Schelsky and German Sociology
The "Leipzig School" (the social philosopher Hans Freyer, the anthropologist Arnold Gehlen, the philosopher Gotthard Günther), rich in the talents of a first generation, was of strong theoretical influence on Schelsky. But Freyer also dreamt of building up a sociological think tank for the Third Reich - quite differently to most other sociologists, e. g. to the (outspoken) anti-Hitlerian Ferdinand Tönnies (University of Kiel) and to Leopold von Wiese (University of Cologne), and to the émigrés (e. g. to Karl Mannheim, and to the up-and-coming René König, Paul Lazarsfeld, Norbert Elias, Theodor Adorno, Rudolf Heberle, and Lewis A. Coser). Freyer's ambitions failed miserably, the Nazi power elite monopolizing ideology, but helped the talented (and former Nazi) student Schelsky in his first career steps.
After the Second World War, no longer a National Socialist, Schelsky became a star of applied sociology, due to his great gift of anticipating social and sociological developments. He published books on the theory of institutions, on social stratification, on the sociology of family, on the sociology of sexuality, on the sociology of youth, on Industrial Sociology, on the sociology of education, and on the sociology of the university system. In Dortmund, he made the Social Research Centre a West German focus of empirical and theoretical studies, being especially gifted in finding and attracting first class social scientists, e.g. Dieter Claessens, Niklas Luhmann, and many more.
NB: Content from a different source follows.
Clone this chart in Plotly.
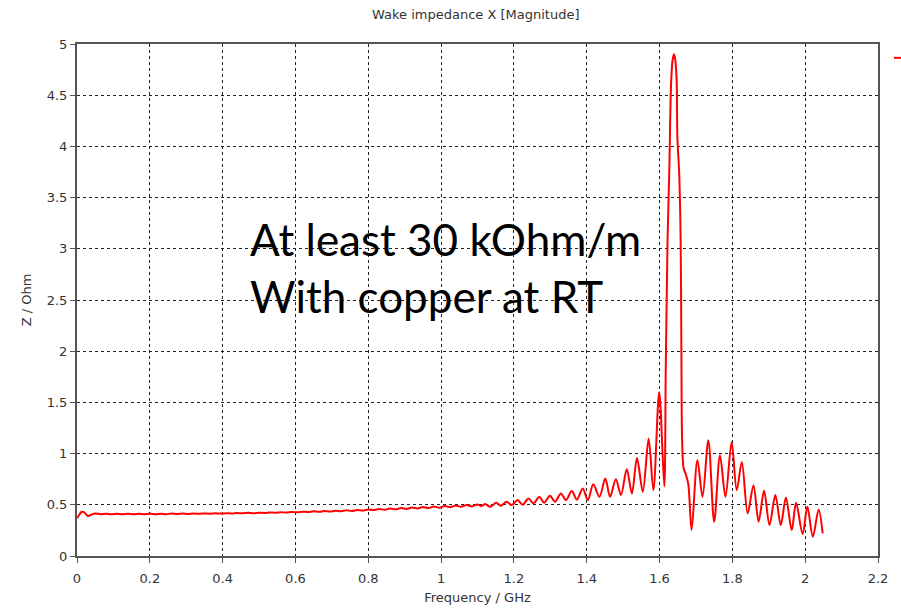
import plotly.graph_objects as go

# Frequency (GHz) and impedance magnitude (Ohm)
freq = [
    0.000, 0.006, 0.012, 0.020, 0.030, 0.040, 0.050, 0.065, 0.080, 0.095,
    0.110, 0.125, 0.140, 0.155, 0.170, 0.185, 0.200, 0.215, 0.230, 0.245,
    0.260, 0.275, 0.290, 0.305, 0.320, 0.335, 0.350, 0.365, 0.380, 0.395,
    0.410, 0.425, 0.440, 0.455, 0.470, 0.485, 0.500, 0.515, 0.530, 0.545,
    0.560, 0.575, 0.590, 0.605, 0.620, 0.635, 0.650, 0.665, 0.680, 0.695,
    0.710, 0.725, 0.740, 0.755, 0.770, 0.785, 0.800, 0.815, 0.830, 0.845,
    0.860, 0.875, 0.890, 0.905, 0.920, 0.935, 0.950, 0.965, 0.980, 0.995,
    1.010, 1.025, 1.040, 1.055, 1.070, 1.085, 1.100, 1.112, 1.121, 1.135,
    1.151, 1.164, 1.180, 1.194, 1.210, 1.224, 1.240, 1.254, 1.270, 1.283,
    1.299, 1.313, 1.329, 1.343, 1.359, 1.373, 1.389, 1.403, 1.418, 1.435,
    1.451, 1.464, 1.480, 1.494, 1.510, 1.524, 1.538, 1.554, 1.570, 1.583,
    1.599, 1.613, 1.617, 1.620, 1.622, 1.627, 1.629, 1.632, 1.636, 1.640,
    1.643, 1.647, 1.649, 1.654, 1.658, 1.660, 1.662, 1.666, 1.672, 1.679,
    1.688, 1.704, 1.718, 1.734, 1.750, 1.766, 1.781, 1.798, 1.812, 1.826,
    1.842, 1.858, 1.872, 1.887, 1.902, 1.918, 1.933, 1.947, 1.963, 1.975,
    1.993, 2.006, 2.021, 2.037, 2.048,
]
z_mag = [
    0.370, 0.400, 0.430, 0.425, 0.390, 0.405, 0.415, 0.408, 0.413, 0.407,
    0.413, 0.407, 0.413, 0.407, 0.412, 0.407, 0.414, 0.408, 0.413, 0.408,
    0.415, 0.409, 0.414, 0.411, 0.415, 0.412, 0.416, 0.413, 0.417, 0.414,
    0.418, 0.415, 0.420, 0.417, 0.422, 0.418, 0.423, 0.420, 0.426, 0.422,
    0.428, 0.424, 0.430, 0.427, 0.433, 0.429, 0.436, 0.431, 0.439, 0.434,
    0.442, 0.437, 0.446, 0.440, 0.450, 0.444, 0.455, 0.448, 0.459, 0.452,
    0.463, 0.456, 0.468, 0.460, 0.473, 0.464, 0.478, 0.468, 0.483, 0.472,
    0.488, 0.476, 0.493, 0.480, 0.498, 0.484, 0.503, 0.488, 0.507, 0.480,
    0.520, 0.490, 0.530, 0.497, 0.546, 0.500, 0.562, 0.513, 0.578, 0.520,
    0.588, 0.530, 0.611, 0.546, 0.634, 0.550, 0.660, 0.546, 0.700, 0.578,
    0.757, 0.578, 0.750, 0.595, 0.848, 0.610, 0.958, 0.627, 1.147, 0.643,
    1.600, 0.680, 1.800, 2.600, 3.080, 3.800, 4.200, 4.640, 4.850, 4.900,
    4.850, 4.640, 4.090, 3.730, 3.080, 2.000, 1.130, 0.860, 0.800, 0.700,
    0.253, 0.936, 0.578, 1.130, 0.334, 0.984, 0.578, 1.114, 0.643, 0.919,
    0.416, 0.692, 0.334, 0.636, 0.302, 0.595, 0.302, 0.572, 0.253, 0.520,
    0.214, 0.480, 0.188, 0.455, 0.220,
]

x_ticks = [0, 0.2, 0.4, 0.6, 0.8, 1, 1.2, 1.4, 1.6, 1.8, 2, 2.2]
x_tick_text = ["0", "0.2", "0.4", "0.6", "0.8", "1", "1.2", "1.4", "1.6", "1.8", "2", "2.2"]
y_ticks = [0, 0.5, 1, 1.5, 2, 2.5, 3, 3.5, 4, 4.5, 5]
y_tick_text = ["0", "0.5", "1", "1.5", "2", "2.5", "3", "3.5", "4", "4.5", "5"]

fig = go.Figure()
fig.add_trace(go.Scatter(
    x=freq, y=z_mag, mode="lines",
    line=dict(color="#ff0000", width=2, shape="spline", smoothing=0.9),
    showlegend=False, hoverinfo="x+y",
))

axis_font = dict(family="DejaVu Sans", size=13, color="#333333")
fig.update_layout(
    width=901, height=610,
    margin=dict(l=77, r=23, t=44, b=54),
    paper_bgcolor="white", plot_bgcolor="white",
    title=dict(text="Wake impedance X [Magnitude]", x=0.528, xanchor="center",
               y=0.977, yanchor="middle",
               font=dict(family="DejaVu Sans", size=13, color="#333333")),
    xaxis=dict(range=[0, 2.2], tickvals=x_ticks, ticktext=x_tick_text,
               showgrid=True, gridcolor="#222222", griddash="3px,3px", gridwidth=1,
               showline=True, linecolor="#555555", linewidth=2, mirror=True,
               ticks="outside", ticklen=5, tickcolor="#555555",
               tickfont=axis_font, zeroline=False, ticklabelstandoff=4,
               automargin=False,
               title=dict(text="Frequency / GHz", font=axis_font, standoff=8)),
    yaxis=dict(range=[0, 5], tickvals=y_ticks, ticktext=y_tick_text,
               showgrid=True, gridcolor="#222222", griddash="3px,3px", gridwidth=1,
               showline=True, linecolor="#555555", linewidth=2, mirror=True,
               ticks="outside", ticklen=5, tickcolor="#555555",
               tickfont=axis_font, zeroline=False, automargin=False,
               title=dict(text="Z / Ohm", font=axis_font, standoff=12)),
    annotations=[dict(
        text="At least 30 kOhm/m<br>With copper at RT",
        xref="paper", yref="paper", x=0.213, y=0.563,
        xanchor="left", yanchor="middle", align="left", showarrow=False,
        font=dict(family="Lato", size=44, color="black"),
    )],
    shapes=[dict(type="line", xref="paper", yref="paper",
                 x0=1.02, x1=1.03, y0=0.973, y1=0.973,
                 line=dict(color="#ff0000", width=2))],
)

fig.write_html("out.html")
It helped that Schelsky was an outspoken liberal professor, without any ambition to create adherents - a rare bird among German mandarins. He helped another 17 sociologists qualify as lecturers (outnumbering in this any other professor in the Humanities and Social Sciences) and anticipated the boom in sociological chairs at German universities. Manning them, he was professionally even more successful than the outstanding remigrants René König (Cologne) and Otto Stammer (Berlin) - the Frankfurt School starting to be of influence only after 1968.
Schelsky was able to design Bielefeld University as an innovative institution of the highest academic quality, both in research and in thought. But the fact that his own university had moved away from his ideas hit him hard. His later books, criticizing ideological sociology (very much acclaimed now by conservative analysts) and on the sociology of law (quite influential in the Schools of Law) kept up his reputation as an outstanding thinker, but fell out of grace with younger sociologists. Moreover, his fascinating analyses, being of highest practical value, went out of date for the same reason; only by 2000 did new sociologists start to read him again.